Myanmar deaths may top 100,000
Posted by admin on May 7th, 2008 filed in Natural DisastersYANGON, Myanmar (CNN) — The death toll from the cyclone that ravaged the Irrawaddy delta in Myanmar may exceed 100,000, the senior U.S. diplomat in the military-ruled country said Wednesday.
"The information we are receiving indicates over 100,000 deaths," said the U.S. charge d’affaires in Yangon, Shari Villarosa.
The U.S. figure is almost five times the 22,000 the Myanmar government has estimated.
The U.S. estimate is based on data from an international non-governmental organization, Villarosa said without naming the group. She called the situation in Myanmar "more and more horrendous."
"I think most of the damage was caused by these 12-foot storm surges," she said.
Villarosa also said that about 95 percent of the buildings in the delta region were destroyed when Cyclone Nargis battered the area late Friday into Saturday.

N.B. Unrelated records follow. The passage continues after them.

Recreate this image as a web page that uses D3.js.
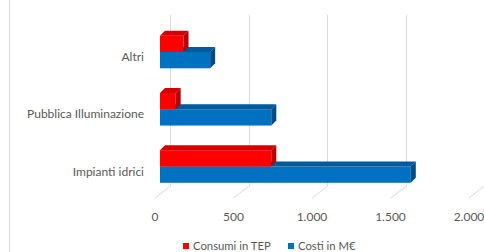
<!DOCTYPE html>
<html>
<head>
  <meta charset="utf-8" />
  <script src="https://cdn.jsdelivr.net/npm/d3@7/dist/d3.min.js"></script>
  <style>
    body { margin: 0; background: #fff; }
    svg { display: block; font-family: Lato, "Open Sans", sans-serif; }
    .grid { stroke: #d9d9d9; stroke-width: 1px; fill: none; }
    .lbl { fill: #595959; font-size: 12px; }
    .leg text { font-size: 11.3px; }
  </style>
</head>
<body>
<script>
  "use strict";

  var categories = ["Altri", "Pubblica Illuminazione", "Impianti idrici"];
  var consumi = [150, 100, 710];   // Consumi in TEP
  var costi = [320, 710, 1600];    // Costi in M€
  var ticks = [0, 500, 1000, 1500, 2000];
  var seriesNames = ["Consumi in TEP", "Costi in M€"];
  var seriesColors = ["#ff0000", "#0070c0"];
  var sideColors = ["#b80000", "#004c84"];
  var topColors = ["#d40000", "#005a9c"];

  var width = 484, height = 252;
  var depth = { x: 5, y: -5 };       // bar thickness
  var floorY = 186, floorDepth = 12;

  var it = d3.formatLocale({ decimal: ",", thousands: ".", grouping: [3], currency: ["", "€"] });
  var fmt = it.format(",d");

  var xBack = d3.scaleLinear().domain([0, 2000]).range([170, 484]);
  var xFront = d3.scaleLinear().domain([0, 2000]).range([155, 469]);
  var xBar = d3.scaleLinear().domain([0, 2000]).range([160, 473.5]);

  var yCat = d3.scalePoint().domain(categories).range([52, 166.5]);
  var ySub = d3.scaleBand().domain([0, 1]).range([-16.3, 16.3]);

  var svg = d3.select("body").append("svg")
    .attr("width", width).attr("height", height);

  // chart border (left edge visible)
  svg.append("line").attr("class", "grid")
    .attr("x1", 9.5).attr("x2", 9.5).attr("y1", 0).attr("y2", height);

  // back wall gridlines + floor lines
  var g = svg.append("g");
  ticks.forEach(function(t) {
    var xb = Math.round(xBack(t)) + 0.5;
    g.append("line").attr("class", "grid")
      .attr("x1", xb).attr("x2", xb).attr("y1", 15).attr("y2", floorY);
    g.append("line").attr("class", "grid")
      .attr("x1", xb).attr("y1", floorY)
      .attr("x2", xFront(t)).attr("y2", floorY + floorDepth);
    g.append("text").attr("class", "lbl")
      .attr("x", xFront(t)).attr("y", 221)
      .attr("text-anchor", "middle")
      .text(fmt(t));
  });

  // category labels
  svg.selectAll("text.cat").data(categories).enter().append("text")
    .attr("class", "lbl cat")
    .attr("x", 144)
    .attr("y", function(d) { return yCat(d) + 9; })
    .attr("text-anchor", "end")
    .text(function(d) { return d; });

  // 3D bars: draw blue (series 1) first, then red on top
  var series = [consumi, costi];
  [1, 0].forEach(function(s) {
    categories.forEach(function(c, i) {
      var x0 = xBar(0), x1 = xBar(series[s][i]);
      var y = yCat(c) + ySub(s), h = ySub.bandwidth();
      var bg = svg.append("g");
      bg.append("rect")
        .attr("x", x0).attr("y", y).attr("width", x1 - x0).attr("height", h)
        .attr("fill", seriesColors[s]);
      bg.append("path")
        .attr("d", "M" + x0 + "," + y + "L" + (x0 + depth.x) + "," + (y + depth.y) +
          "L" + (x1 + depth.x) + "," + (y + depth.y) + "L" + x1 + "," + y + "Z")
        .attr("fill", topColors[s]);
      bg.append("path")
        .attr("d", "M" + x1 + "," + y + "L" + (x1 + depth.x) + "," + (y + depth.y) +
          "L" + (x1 + depth.x) + "," + (y + h + depth.y) + "L" + x1 + "," + (y + h) + "Z")
        .attr("fill", sideColors[s]);
    });
  });

  // legend
  var legX = [183, 288];
  var leg = svg.selectAll("g.leg").data(seriesNames).enter().append("g")
    .attr("class", "leg")
    .attr("transform", function(d, i) { return "translate(" + legX[i] + ",243)"; });
  leg.append("rect").attr("width", 6).attr("height", 6)
    .attr("fill", function(d, i) { return seriesColors[i]; });
  leg.append("text").attr("class", "lbl")
    .attr("x", 10).attr("y", 7)
    .text(function(d) { return d; });
</script>
</body>
</html>
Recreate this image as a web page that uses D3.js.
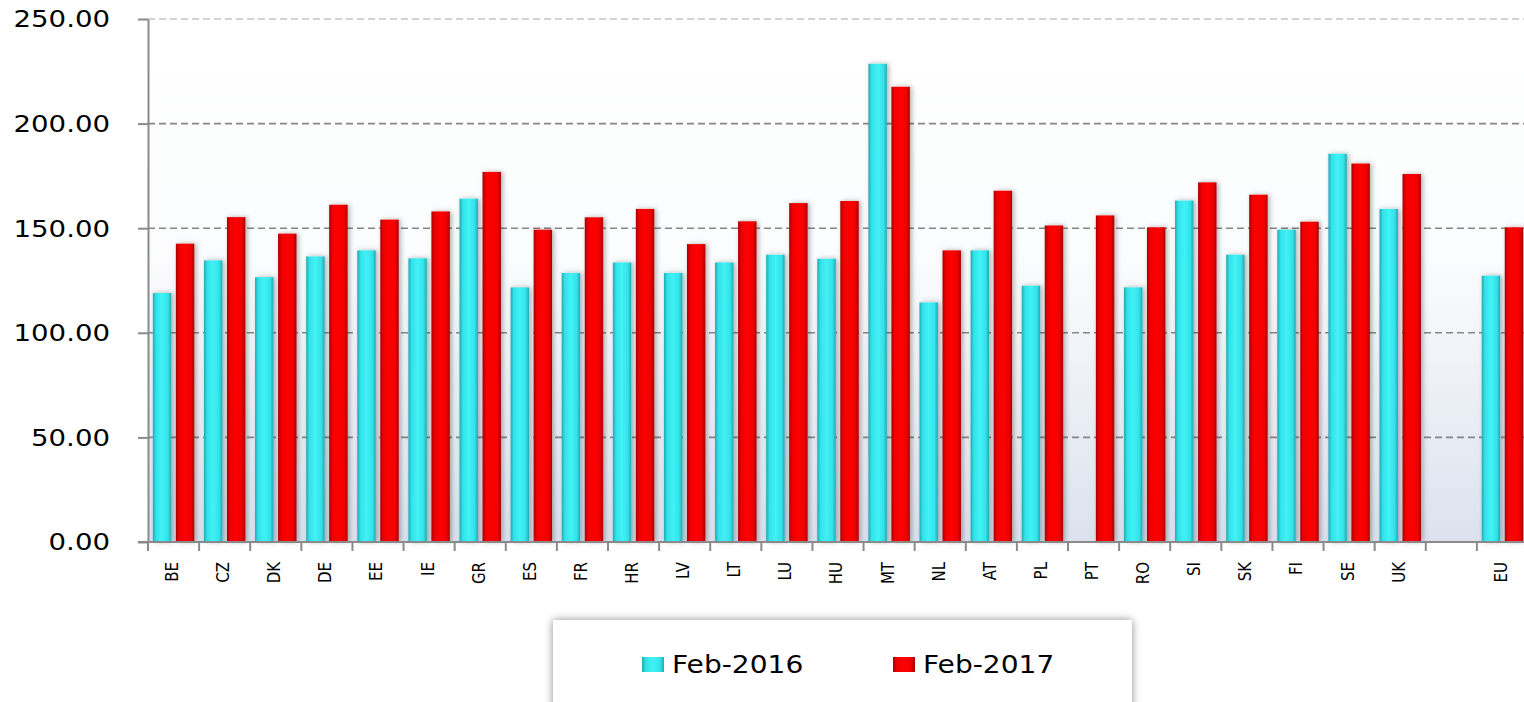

On Wednesday, U.S. Secretary of State Condoleeza Rice once again called on the junta to allow aid into the country and said she is speaking with leaders from other nations who may be able to help persuade Myanmar’s leaders to do so.
"It should be a simple matter," Rice said. "This is not a matter of politics; this is a matter of a humanitarian crisis, and it should be a matter that the government of Burma wants to see its people receive the help that is available to them, and so we are speaking with governments that might have influence with Burma."
Myanmar is also known as Burma.
The United States has pledged $3.25 million and offered to send Navy ships to the region to help relief efforts — if Myanmar’s government agrees.
The U.S. military has flown six cargo helicopters onto a Thai airbase as Washington awaits permission to go into the south Asian country, two senior military officials told CNN’s Barbara Starr.
Villarosa said 70,000 people are missing in the Irrawaddy Delta, which has a population of nearly 6 million people. The official Myanmar government figure for the missing is 41,000.
"I can only assume that the longer the delay, the more victims that are created," Villarosa said.
Little aid has reached the area since Nargis hit, and on Wednesday, crowds of hungry survivors stormed reopened shops in the devastated Irrawaddy delta.
The United Nations urged the military junta to grant visas to international relief workers amid estimates of 1 million homeless.
A United Nations official said that nearly 2,000 square miles (5,000 square km) of the hard-hit delta are still underwater.